A few breweries have since introduced beers they described as imperial pilsners (lower case intended), sometimes using those words as part of a brand’s name. I’m OK with that. It generally tells consumers about the beer – lots of pilsner malt, lots of hops, little (should be no, but life isn’t that good) fruity ale flavors. Just because they use the term doesn’t mean it ends up being a “style.”

(Maybe I’ve spent too much time in the company of Belgian brewers, but my interest in arguing about styles has seriously waned of late. I think the BJCP Guidelines are excellent for what they are intended – giving homebrew judges a blueprint for fairly scoring beers. I use them the several hours a year I judge homebrews.
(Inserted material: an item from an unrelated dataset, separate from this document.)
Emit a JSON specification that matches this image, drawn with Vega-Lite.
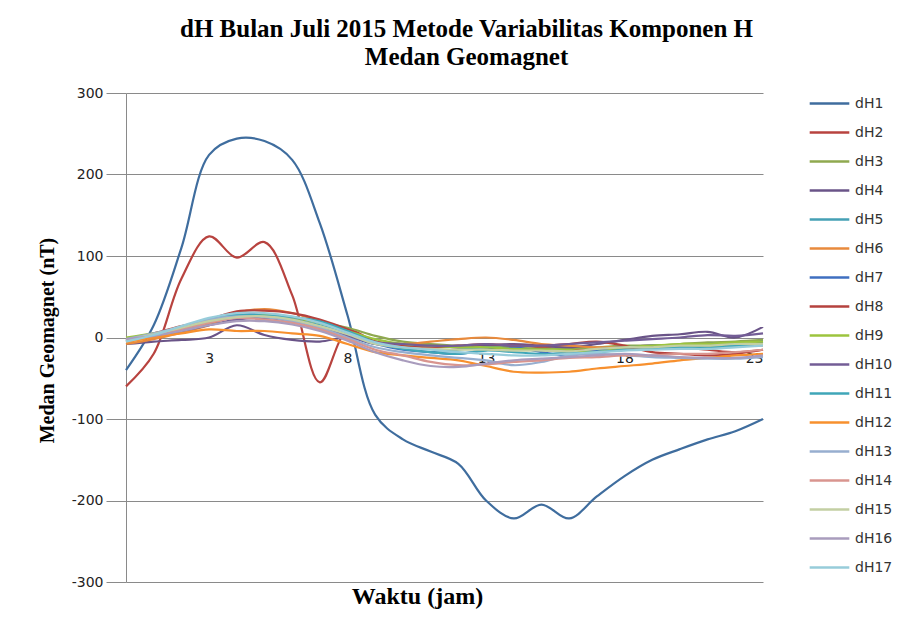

I don’t consult them to decide if I like the beers I otherwise drink.)

I had planned to write about Samuel Adams Halltertau Imperial Pilsner by now. Not so much to “evaluate” the beer as to discuss some technical hops stuff (after all, I am a geek) and about the beautiful Halltertau Mittelfrueh hop that the beer showcases. Other items to post here and other work got in the way, but soon, maybe tomorrow I will find time.

Still I’m not going to write about it as a “style.” It’s not. Maybe it will be some day, though I doubt it.

And imperial hefeweizen? It means nothing. In America hefeweizen tells you what about a beer? Go buy a bottle of Pyramid Hefe Weizen or Widmer Hefeweizen. Now find some Flying Dog In-Heat Wheat. Got some sorting out to do on the non-imperial stuff, don’t you think?

Pyramid is simply offering a clue about one beer. I lied when I typed I had no idea what Pyramid’s imperial might taste like – I expect it would be a bigger, bolder version of Pyramid Hefe. I understand they want the people who like that beer and who want to try something bigger and bolder to have a choice they sell.

I figure they aren’t really out to invent a new style. If they are then they are idiots.